Where my ideal wedding should be

Weddings should be sunny.

–Jing Xian, on wedding ceremonies

Some time ago I chanced upon the topic of wedding ceremonies, and where I would like to have it, if I faced no restriction whatsoever. It was a question I never gave much thought about before, although it should, I think, especially as one with that much potential to reveal something about yourself.

I remember a classmate of mine once remarked that he would like a banquet with French course meals instead of the usual Chinese one. At that time I thought it was an idea worth considering, even though young and ignorant I had– and still have– no idea what French courses were like, and only liked the idea for its pretentiousness. Thankfully, I am no longer blindly pretentious. (I am only most cognizantly so.)

So I cast my mind around, and swiftly decided upon the most romantic scene my mind could imagine at that moment: cliffs, stark and jutting against the cheerless grey sky, and right below, a black sea dashing against boat-threatening rocks.

A cave under the cliff wouldn’t hurt either.

In part it was influenced by the bleak harsh atmosphere of Wuthering Heights, where roaring gusts threshed the rugged moors at the scene where the most epic love was set. And, you know, angry sea to complete the whole dramatic picture.

I am such an English Romantic.

Today I chanced upon this topic again, and gave my almost-impossible vision some more thought, mostly along the lines of why the heck do you want to have a wedding in such a depressing place?? Since, yknow, weddings should be sunny.

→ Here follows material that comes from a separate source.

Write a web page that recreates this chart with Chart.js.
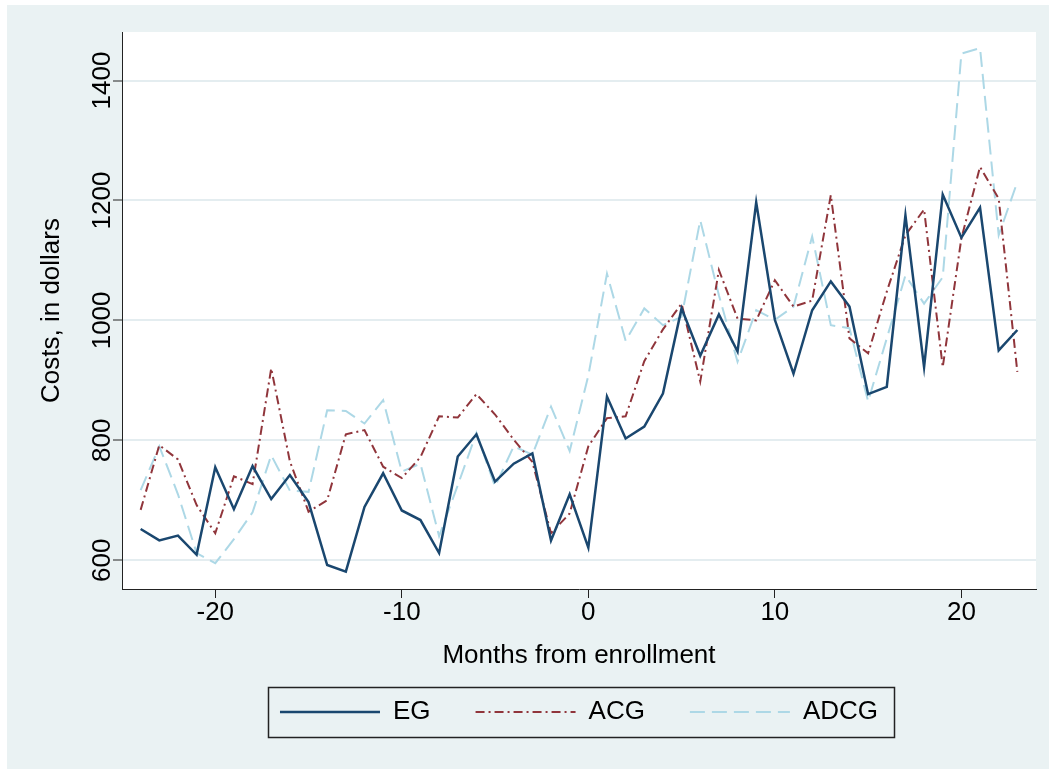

Neglecting the fact that I hate the sun.

There’s something in that vision that feels so right, though, right down to the mood and solemnity. To think about it: this is the event where you throw yourself to the wind, let it tear you asunder, come what may etc, where life is– like a DNA helix shredded into half– forcibly fused with another’s. There should be violence. There should be vertigo. There should be the wind whipping your cheeks red, flinging your clothes and hair to the most disheveled disorder. And through it all your voices thin against this awesome force: I do, I will.

Now if only I can convince all my wedding guests to fly to the UK for this uncannily elopement-like ceremony. Instead, I think I will more likely get stuck with the usual Chinese banquet.